Les appels aux divers centres de coordination des secours autour de la Méditerranée, les conversations avec d'autres bateaux, les opérations de sauvetage, les échanges avec la terre: à bord de l'Ocean Viking, tout est enregistré, voire filmé, pour parer toute attaque.
Depuis plusieurs années, les critiques fusent contre les navires des ONG secourant les migrants au large de la Libye, accusés d'être – volontairement ou non – des complices des réseaux de passeurs.
En Italie, une enquête pour aide à l'immigration clandestine est systématiquement ouverte contre les commandants de navires débarquant des migrants. Si la plupart ont été classées sans suite, plusieurs bateaux d'ONG sont encore sous séquestre dans ce cadre, à commencer par le Juventa de l'ONG allemande Jugend Rettet (depuis août 2017) et le Sea-Watch 3 (depuis fin juin).
Dans ce contexte de méfiance exacerbée, l'équipage de l'Ocean Viking, le navire de SOS Méditerranée et Médecins sans frontières (MSF) doit pouvoir justifier de ses moindres décisions. Il navigue actuellement au ralenti, à mi-chemin entre l'île italienne de Lampedusa et Malte en attendant un port pour débarquer les 356 migrants qu'il a secourus pour certains il y a 10 jours.
Aussi les conversations
Pour collecter les preuves et documenter la mission, Louise G., 33 ans, a embarqué en tant que «Research Evidence Officer» (REO, officier de recherche de preuves): cette juriste de formation, directrice adjointe des opérations de SOS Méditerranée, passe des heures face aux écrans de contrôle sur la passerelle – le poste de commandement – du grand bateau rouge.
La procédure a été adoptée à l'été 2018 à bord de l'Aquarius, l'ancien bateau de SOS Méditerranée et MSF.

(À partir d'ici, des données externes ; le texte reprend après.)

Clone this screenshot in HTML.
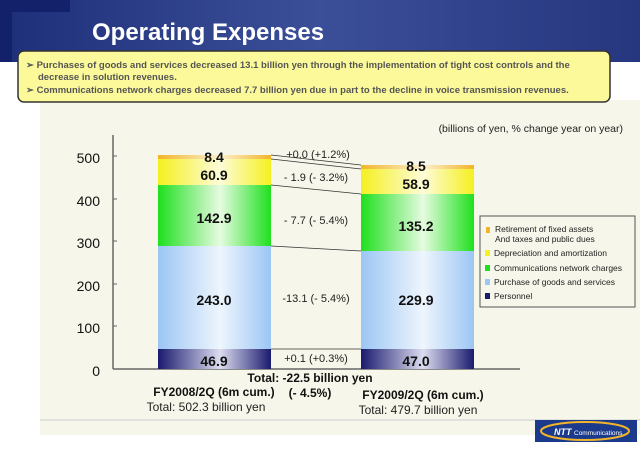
<!DOCTYPE html>
<html><head><style>
body{margin:0;width:640px;height:445px;overflow:hidden;background:#fff;font-family:"Liberation Sans",sans-serif}
</style></head><body>
<svg width="640" height="445" xmlns="http://www.w3.org/2000/svg" font-family="Liberation Sans, sans-serif">
<defs>
<linearGradient id="hdr" x1="0" x2="1"><stop offset="0" stop-color="#1e2f7a"/><stop offset="0.5" stop-color="#3b4f98"/><stop offset="1" stop-color="#26367f"/></linearGradient>
<linearGradient id="pu" x1="0" x2="1"><stop offset="0" stop-color="#9cc6f4"/><stop offset="0.55" stop-color="#eef5fd"/><stop offset="1" stop-color="#9cc6f4"/></linearGradient>
<linearGradient id="gr" x1="0" x2="1"><stop offset="0" stop-color="#1ee01e"/><stop offset="0.55" stop-color="#e6fbe0"/><stop offset="1" stop-color="#1ee01e"/></linearGradient>
<linearGradient id="ye" x1="0" x2="1"><stop offset="0" stop-color="#f5f020"/><stop offset="0.55" stop-color="#fdfcd8"/><stop offset="1" stop-color="#f5f020"/></linearGradient>
<linearGradient id="pe" x1="0" x2="1"><stop offset="0" stop-color="#1a1a6e"/><stop offset="0.55" stop-color="#dcdcf0"/><stop offset="1" stop-color="#1a1a6e"/></linearGradient>
<linearGradient id="or" x1="0" x2="1"><stop offset="0" stop-color="#f2b52a"/><stop offset="0.55" stop-color="#fdf0cc"/><stop offset="1" stop-color="#f2b52a"/></linearGradient>
</defs>
<rect x="0" y="0" width="640" height="62" fill="url(#hdr)"/>
<rect x="0" y="0" width="70" height="12" fill="#13206a"/>
<rect x="0" y="12" width="12" height="50" fill="#13206a"/>
<text x="92" y="40" font-size="24" font-weight="bold" fill="#fff">Operating Expenses</text>
<rect x="40" y="100" width="600" height="335" fill="#f6f6ea"/>
<rect x="18" y="51" width="592" height="51" rx="6" fill="#fbf99a" stroke="#333" stroke-width="1.5"/>
<g font-size="9.5" font-weight="bold" fill="#555">
<text x="26" y="68">➢ Purchases of goods and services decreased 13.1 billion yen through the implementation of tight cost controls and the</text>
<text x="38" y="80">decrease in solution revenues.</text>
<text x="26" y="93">➢ Communications network charges decreased 7.7 billion yen due in part to the decline in voice transmission revenues.</text>
</g>
<text x="623" y="132" font-size="10.5" text-anchor="end" fill="#222">(billions of yen, % change year on year)</text>
<line x1="113" y1="135" x2="113" y2="369" stroke="#666" stroke-width="1.5"/>
<line x1="113" y1="369" x2="520" y2="369" stroke="#666" stroke-width="1.5"/>
<g stroke="#666"><line x1="113" y1="156" x2="117" y2="156"/><line x1="113" y1="199" x2="117" y2="199"/><line x1="113" y1="241" x2="117" y2="241"/><line x1="113" y1="284" x2="117" y2="284"/><line x1="113" y1="326" x2="117" y2="326"/></g>
<g font-size="14" text-anchor="end" fill="#111"><text x="100" y="163">500</text><text x="100" y="206">400</text><text x="100" y="248">300</text><text x="100" y="291">200</text><text x="100" y="333">100</text><text x="100" y="376">0</text></g>
<!-- left bar -->
<rect x="158" y="155" width="113" height="4" fill="url(#or)"/>
<rect x="158" y="159" width="113" height="26" fill="url(#ye)"/>
<rect x="158" y="185" width="113" height="61" fill="url(#gr)"/>
<rect x="158" y="246" width="113" height="103" fill="url(#pu)"/>
<rect x="158" y="349" width="113" height="20" fill="url(#pe)"/>
<!-- right bar -->
<rect x="361" y="165" width="113" height="4" fill="url(#or)"/>
<rect x="361" y="169" width="113" height="25" fill="url(#ye)"/>
<rect x="361" y="194" width="113" height="57" fill="url(#gr)"/>
<rect x="361" y="251" width="113" height="98" fill="url(#pu)"/>
<rect x="361" y="349" width="113" height="20" fill="url(#pe)"/>
<g stroke="#333" stroke-width="0.8"><line x1="271" y1="155" x2="361" y2="165"/><line x1="271" y1="159" x2="361" y2="169"/><line x1="271" y1="185" x2="361" y2="194"/><line x1="271" y1="246" x2="361" y2="251"/><line x1="271" y1="349" x2="361" y2="349"/></g>
<g font-size="14" font-weight="bold" text-anchor="middle" fill="#111">
<text x="214" y="162">8.4</text><text x="214" y="180">60.9</text><text x="214" y="223">142.9</text><text x="214" y="305">243.0</text><text x="214" y="366">46.9</text>
<text x="416" y="171">8.5</text><text x="416" y="189">58.9</text><text x="416" y="231">135.2</text><text x="416" y="305">229.9</text><text x="416" y="366">47.0</text>
</g>
<g font-size="11" text-anchor="middle" fill="#222">
<text x="318" y="158">+0.0 (+1.2%)</text><text x="316" y="181">- 1.9 (- 3.2%)</text><text x="316" y="224">- 7.7 (- 5.4%)</text><text x="316" y="302">-13.1 (- 5.4%)</text><text x="316" y="362">+0.1 (+0.3%)</text>
</g>
<g font-size="12" font-weight="bold" fill="#111" text-anchor="middle">
<text x="310" y="382">Total: -22.5 billion yen</text><text x="310" y="397">(- 4.5%)</text>
<text x="214" y="396">FY2008/2Q (6m cum.)</text><text x="423" y="399">FY2009/2Q (6m cum.)</text>
</g>
<g font-size="12" fill="#222" text-anchor="middle"><text x="206" y="411">Total: 502.3 billion yen</text><text x="418" y="414">Total: 479.7 billion yen</text></g>
<!-- legend -->
<rect x="480" y="216" width="155" height="91" fill="#f6f6ea" stroke="#555"/>
<g font-size="8.5" fill="#222">
<rect x="486" y="227" width="4" height="6" fill="#f2b52a"/><text x="495" y="232">Retirement of fixed assets</text><text x="495" y="242">And taxes and public dues</text>
<rect x="485" y="250" width="5" height="6" fill="#f5f020"/><text x="494" y="256">Depreciation and amortization</text>
<rect x="485" y="265" width="5" height="6" fill="#1ee01e"/><text x="494" y="271">Communications network charges</text>
<rect x="485" y="279" width="5" height="6" fill="#9cc6f4"/><text x="494" y="285">Purchase of goods and services</text>
<rect x="485" y="293" width="5" height="6" fill="#1a1a6e"/><text x="494" y="299">Personnel</text>
</g>
<line x1="40" y1="420" x2="640" y2="420" stroke="#ccc"/>
<rect x="535" y="420" width="102" height="22" fill="#1c3a8c"/>
<ellipse cx="585" cy="431" rx="44" ry="9" fill="none" stroke="#f2b52a" stroke-width="2"/>
<text x="554" y="435" font-size="9" font-weight="bold" font-style="italic" fill="#fff">NTT</text><text x="574" y="435" font-size="6.5" fill="#fff">Communications</text>
</svg>
</body></html>
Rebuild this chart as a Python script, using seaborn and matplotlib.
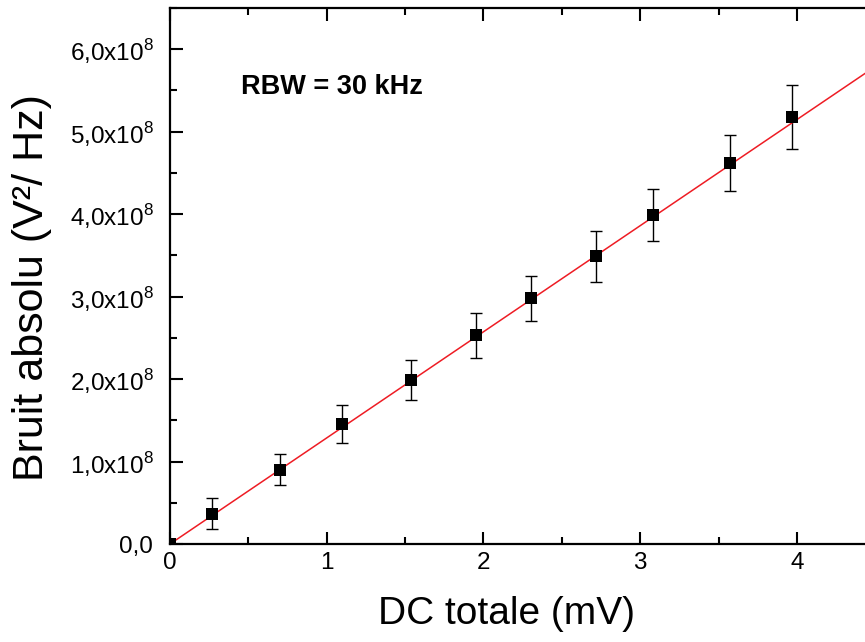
import numpy as np
import pandas as pd
import matplotlib
matplotlib.use("Agg")
import matplotlib.pyplot as plt
import seaborn as sns
from matplotlib.ticker import MultipleLocator, FuncFormatter

# measured points (DC in mV, noise in 1e8 V^2/Hz)
dc_mv = [0.0, 0.27, 0.70, 1.10, 1.54, 1.95, 2.30, 2.72, 3.08, 3.57, 3.97]
bruit = [0.0, 0.37, 0.90, 1.46, 1.99, 2.53, 2.98, 3.49, 3.99, 4.62, 5.18]
bruit_err = [0.0, 0.19, 0.19, 0.23, 0.24, 0.27, 0.27, 0.31, 0.32, 0.34, 0.39]

# linear fit through origin
fit_x = [0.0, 4.6]
fit_slope = 1.287

df = pd.DataFrame({"dc": dc_mv, "bruit": np.array(bruit) * 1e8,
                   "err": np.array(bruit_err) * 1e8})
fit_df = pd.DataFrame({"dc": fit_x, "bruit": np.array(fit_x) * fit_slope * 1e8})

sns.set_style("ticks")
plt.rcParams["font.family"] = ["Liberation Sans", "DejaVu Sans"]
plt.rcParams["mathtext.fontset"] = "custom"
plt.rcParams["mathtext.rm"] = "Liberation Sans"
for k in ["text.color", "axes.labelcolor", "xtick.color", "ytick.color"]:
    plt.rcParams[k] = "black"

fig = plt.figure(figsize=(8.65, 6.42), dpi=100)
ax = fig.add_axes([0.1965, 0.1526, 0.8155, 0.8349])

ax.errorbar(df["dc"], df["bruit"], yerr=df["err"], fmt="none",
            ecolor="black", elinewidth=1.0, capsize=4, capthick=1.0, zorder=2)
sns.lineplot(data=fit_df, x="dc", y="bruit", ax=ax, color="#ee1c24",
             linewidth=1.1, zorder=3)
sns.scatterplot(data=df, x="dc", y="bruit", ax=ax, marker="s", s=85,
                color="black", edgecolor="black", linewidth=0, zorder=4)

ax.set_xlim(0, 4.5)
ax.set_ylim(0, 6.5e8)

ax.xaxis.set_major_locator(MultipleLocator(1))
ax.xaxis.set_minor_locator(MultipleLocator(0.5))
ax.yaxis.set_major_locator(MultipleLocator(1e8))
ax.yaxis.set_minor_locator(MultipleLocator(0.5e8))


def fmt_y(v, pos):
    if abs(v) < 1:
        return "0,0"
    return ("%.1f" % (v / 1e8)).replace(".", ",") + r"x10$^{\mathregular{8}}$"


ax.yaxis.set_major_formatter(FuncFormatter(fmt_y))
ax.tick_params(which="both", direction="in", top=True, right=False,
               width=1.5, labelsize=17.5)
ax.tick_params(which="major", length=9)
ax.tick_params(which="minor", length=5)
ax.tick_params(axis="x", which="major", pad=6)
ax.tick_params(axis="y", which="major", pad=12)
for sp in ax.spines.values():
    sp.set_linewidth(1.6)
    sp.set_color("black")

ax.set_xlabel("DC totale (mV)", fontsize=28)
ax.xaxis.set_label_coords(0.4766, -0.097)
ax.set_ylabel("Bruit absolu (V²/ Hz)", fontsize=31)
ax.yaxis.set_label_coords(-0.167, 0.478)

ax.text(1.035, 5.54e8, "RBW = 30 kHz", fontsize=19.5, fontweight="bold",
        va="center", ha="center")

fig.savefig("out.png", dpi=100)
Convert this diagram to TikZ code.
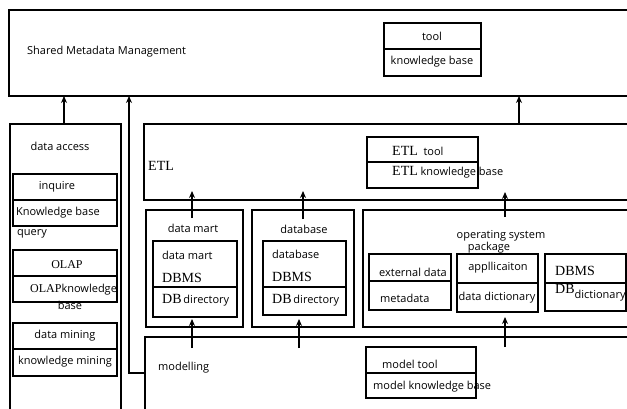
\documentclass[tikz,border=0pt]{standalone}
\usepackage{fontspec}
\setmainfont{Open Sans}
\newfontfamily\serifA{Liberation Serif}
\usetikzlibrary{fit,arrows.meta,calc}
\newcommand\srf[1]{{\serifA\fontsize{14}{14}\selectfont #1}}
\newcommand\srs[1]{{\serifA\fontsize{12}{12}\selectfont #1}}
\begin{document}
\begin{tikzpicture}[x=1pt,y=-1pt,
 box/.style={draw, line width=1.6pt, inner sep=0pt, outer sep=0pt},
 dv/.style={line width=1.5pt},
 lbl/.style={inner sep=0pt, font=\fontsize{11}{13}\selectfont},
 arr/.style={line width=1.1pt, -{Stealth[length=7pt,width=6pt]}}]
\useasboundingbox (0,0) rectangle (627,408);
\clip (0,0) rectangle (627,408);
% big boxes
\node[box, line width=1.8pt, fit={(9,10) (645,96)}] (smm) {};
\node[box, fit={(10,124) (121,420)}] (da) {};
\node[box, fit={(144,124) (645,200)}] (etl) {};
\node[box, fit={(146,210) (243,327)}] (dmo) {};
\node[box, fit={(252,210) (354,327)}] (dbo) {};
\node[box, fit={(363,210) (645,327)}] (os) {};
\node[box, fit={(145,337) (645,420)}] (mod) {};
% inner boxes
\node[box, fit={(384,23) (481,76)}] (tool) {};
\draw[dv] (tool.west |- 0,49) -- (tool.east |- 0,49);
\node[box, fit={(367,137) (478,188)}] (etlt) {};
\draw[dv] (etlt.west |- 0,162) -- (etlt.east |- 0,162);
\node[box, fit={(153,241) (237,317)}] (dmi) {};
\draw[dv] (dmi.west |- 0,287) -- (dmi.east |- 0,287);
\node[box, fit={(263,241) (346,315)}] (dbi) {};
\draw[dv] (dbi.west |- 0,287) -- (dbi.east |- 0,287);
\node[box, fit={(369,254) (451,310)}] (ext) {};
\draw[dv] (ext.west |- 0,281) -- (ext.east |- 0,281);
\node[box, fit={(457,254) (538,312)}] (app) {};
\draw[dv] (app.west |- 0,283) -- (app.east |- 0,283);
\node[box, fit={(545,254) (626,311)}] (dbms) {};
\draw[dv] (dbms.west |- 0,283) -- (dbms.east |- 0,283);
\node[box, fit={(366,347) (476,398)}] (mt) {};
\draw[dv] (mt.west |- 0,373) -- (mt.east |- 0,373);
\node[box, fit={(13,174) (117,226)}] (inq) {};
\draw[dv] (inq.west |- 0,200) -- (inq.east |- 0,200);
\node[box, fit={(13,250) (117,302)}] (olap) {};
\draw[dv] (olap.west |- 0,276) -- (olap.east |- 0,276);
\node[box, fit={(13,323) (117,376)}] (dmin) {};
\draw[dv] (dmin.west |- 0,349) -- (dmin.east |- 0,349);
% labels
\node[lbl, anchor=west] (t1) at (27,52) {Shared Metadata Management};
\node[lbl] (t2) at (432,36) {tool};
\node[lbl] (t3) at (432,62) {knowledge base};
\node[lbl] (t4) at (60,146) {data access};
\node[lbl] (t5) at (57,187) {inquire};
\node[lbl, anchor=west] (t6) at (16,213) {Knowledge base};
\node[lbl, anchor=west] (t7) at (17,234) {query};
\node[lbl] (t8) at (67,265) {\srs{OLAP}};
\node[lbl, anchor=west] (t9) at (30,290) {\srs{OLAP}knowledge};
\node[lbl] (t10) at (70,305) {base};
\node[lbl] (t11) at (65,336) {data mining};
\node[lbl] (t12) at (65,362) {knowledge mining};
\node[lbl, anchor=west] (t13) at (148,166) {\srf{ETL}};
\node[lbl, anchor=west] (t14) at (392,151) {\srf{ETL}\ \ tool};
\node[lbl, anchor=west] (t15) at (392,172) {\srf{ETL} knowledge base};
\node[lbl] (t16) at (193,228) {data mart};
\node[lbl, anchor=west] (t17) at (162,255) {data mart};
\node[lbl, anchor=west] (t18) at (162,278) {\srf{DBMS}};
\node[lbl, anchor=west] (t19) at (162,300) {\srf{DB}\,directory};
\node[lbl] (t20) at (304,229) {database};
\node[lbl, anchor=west] (t21) at (272,254) {database};
\node[lbl, anchor=west] (t22) at (272,277) {\srf{DBMS}};
\node[lbl, anchor=west] (t23) at (272,300) {\srf{DB}\,directory};
\node[lbl] (t24) at (501,236) {operating system};
\node[lbl] (t25) at (489,248) {package};
\node[lbl] (t26) at (413,272) {external data};
\node[lbl, anchor=west] (t27) at (380,298) {metadata};
\node[lbl] (t28) at (498,268) {appllicaiton};
\node[lbl] (t29) at (497,298) {data dictionary};
\node[lbl, anchor=west] (t30) at (555,271) {\srf{DBMS}};
\node[lbl, anchor=west] (t31) at (555,293) {\srf{DB}\raisebox{-5pt}{dictionary}};
\node[lbl, anchor=west] (t32) at (158,368) {modelling};
\node[lbl, anchor=west] (t33) at (382,364) {model tool};
\node[lbl, anchor=west] (t34) at (373,387) {model knowledge base};
% arrows
\coordinate (x1) at (64,0);
\coordinate (x2) at (129,0);
\coordinate (x3) at (519,0);
\coordinate (x4) at (192,0);
\coordinate (x5) at (303,0);
\coordinate (x6) at (505,0);
\coordinate (x7) at (299,0);
\draw[arr] (x1 |- da.north) -- (x1 |- smm.south);
\draw[arr] ($(mod.north west)+(0,36)$) -| (x2 |- smm.south);
\draw[arr] (x3 |- etl.north) -- (x3 |- smm.south);
\draw[arr] ($(x4 |- dmo.north)+(0,8)$) -- ($(x4 |- etl.south)+(0,-9)$);
\draw[arr] ($(x5 |- dbo.north)+(0,9)$) -- ($(x5 |- etl.south)+(0,-9)$);
\draw[arr] ($(x6 |- os.north)+(0,7)$) -- ($(x6 |- etl.south)+(0,-8)$);
\draw[arr] ($(x4 |- mod.north)+(0,11)$) -- ($(x4 |- dmi.south)+(0,2)$);
\draw[arr] ($(x7 |- mod.north)+(0,11)$) -- ($(x7 |- dbi.south)+(0,4)$);
\draw[arr] ($(x6 |- mod.north)+(0,10)$) -- ($(x6 |- app.south)+(0,5)$);
\end{tikzpicture}
\end{document}
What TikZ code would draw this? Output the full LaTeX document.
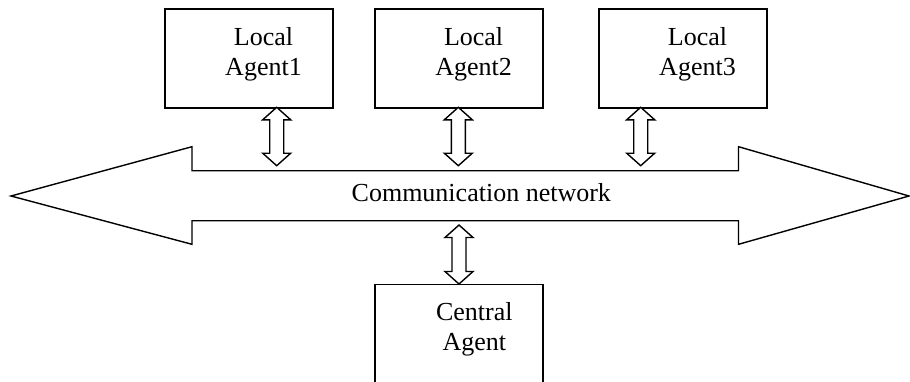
\documentclass[tikz,border=0pt]{standalone}
\usepackage{fontspec}
\setmainfont{Liberation Serif}
\usetikzlibrary{calc}
\tikzset{
  x=1pt, y=-1pt,
  outline/.style={draw=black, line width=1.4pt, line join=miter, fill=white},
  agentbox/.style={draw=black, line width=1.4pt, rectangle, inner sep=0pt, anchor=north west,
    minimum width=168pt, minimum height=99pt},
  lbl/.style={font=\fontsize{26}{30}\selectfont, align=center, inner sep=0pt},
}
\newcommand{\hollowdbl}[2]{%
  \draw[outline] (#1) -- ($(#1)+(14,12.5)$) -- ($(#1)+(7,12.5)$) -- ($(#2)+(7,-12.5)$)
    -- ($(#2)+(14,-12.5)$) -- (#2) -- ($(#2)+(-14,-12.5)$) -- ($(#2)+(-7,-12.5)$)
    -- ($(#1)+(-7,12.5)$) -- ($(#1)+(-14,12.5)$) -- cycle;}
\begin{document}
\begin{tikzpicture}
\useasboundingbox (0,0) rectangle (910,381);
\clip (0,0) rectangle (910,381);
% communication network (big double arrow)
\draw[outline] (11,196) -- (192,146.7) -- (192,170.7) -- (738.5,170.7) -- (738.5,146.7)
  -- (909,196) -- (738.5,244.3) -- (738.5,220.7) -- (192,220.7) -- (192,244.3) -- cycle;
\node[lbl, anchor=base] (net) at (481.3,201.7) {Communication network};
% agent boxes
\node[agentbox] (b1) at (164.3,8.3) {};
\node[agentbox] (b2) at (374.3,8.3) {};
\node[agentbox] (b3) at (598.3,8.3) {};
\node[agentbox, minimum height=130pt] (bc) at (374.3,284) {};
\node[lbl] (l1) at (263.5,54.2) {Local\\Agent1};
\node[lbl] (l2) at (473.6,54.2) {Local\\Agent2};
\node[lbl] (l3) at (697.5,54.2) {Local\\Agent3};
\node[lbl] (lc) at (474.3,329.6) {Central\\Agent};
% connector end points
\coordinate (t1) at (276.7,107.3); \coordinate (e1) at (276.7,165.7);
\coordinate (t2) at (458.3,107.3); \coordinate (e2) at (458.3,165.7);
\coordinate (t3) at (640.7,107.3); \coordinate (e3) at (640.7,165.7);
\coordinate (tc) at (459,225);     \coordinate (ec) at (459,284);
\hollowdbl{t1}{e1}
\hollowdbl{t2}{e2}
\hollowdbl{t3}{e3}
\hollowdbl{tc}{ec}
\end{tikzpicture}
\end{document}
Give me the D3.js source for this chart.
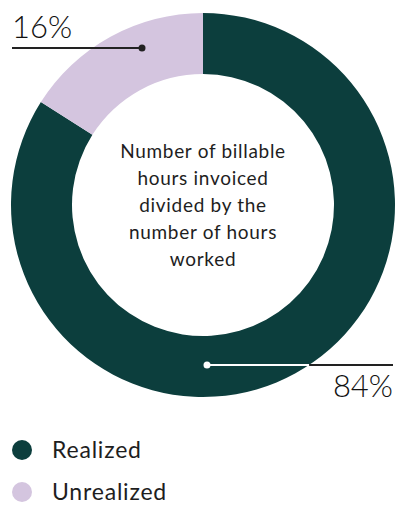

Toutes les données émises par les trois radars du bord, le GPS et l'AIS (Système d'identification automatique qui permet aux autorités d'identifier et de localiser le bateau en temps réel) sont enregistrées. Un système de secours, le CLS, double le GPS en cas d'absence de signal, comme cela a été le cas pour l'Ocean Viking – et d'autres bateaux dans les environs – quand il est arrivé au large des eaux libyennes.
«Si on doit se justifier, tout est enregistré», explique Louise. C'est aussi une façon de tenir le grand public informé: chaque journée à bord coûte 14'000 euros et l'ONG est essentiellement financée par des dons privés. Toutes les formes de communication – satellite, radio VHF, téléphone, emails – avec les autorités et les autres bateaux sont également conservées, ainsi que les conversations sur la passerelle.
«Suspecté, écouté, scruté»
«On est suspecté, écouté, scruté: on se doit donc d'être encore plus vertueux que les autres», explique-t-elle. «C'est d'autant plus nécessaire au cas où nous serions accusés d'avoir forcé les eaux territoriales de tel ou tel pays», témoigne Nicholas Romaniuk, responsable des opérations de secours.
Parti le 4 août de Marseille, l'Ocean Viking a patrouillé la zone de recherches dans les eaux internationales sans jamais s'approcher des eaux territoriales libyennes. Pas plus qu'il n'entend aujourd'hui, en attente d'un port européen où débarquer les personnes secourues, forcer les eaux italiennes ou maltaises.
«Pour nous, le droit existe, on l'applique», insiste Louise. «Nous agissons strictement dans le cadre des conventions maritimes et du droit international». Une dizaine de caméras à bord et des go-pro (mini-caméras) embarquées sur les zodiacs des secouristes enregistrent aussi chaque opération avec l'Ocean Viking.
«Nous sauvons des gens en mer»
Rompus à l'exercice périlleux du sauvetage en haute mer, d'autant plus tendu que la plupart des migrants ne savent pas nager, les marins sauveteurs de l'Ocean Viking vivent mal les accusations faisant d'eux des trafiquants ou des passeurs.
«Si notre présence incitait les gens à mettre leur vie en danger, j'arrêterais tout, tout de suite» affirme Nicholas Romaniuk, ancien scaphandrier qui gagnait «trois fois mieux sa vie» quand il plongeait pour les plateformes pétrolières au large de l'Afrique de l'Ouest.
«Nous ne sauvons pas les gens qui fuient la Libye, nous sauvons des gens en mer, dans une zone où personne n'intervient», insiste-t-il. «Dès que les gens arrêteront de mourir, on rentrera à la maison».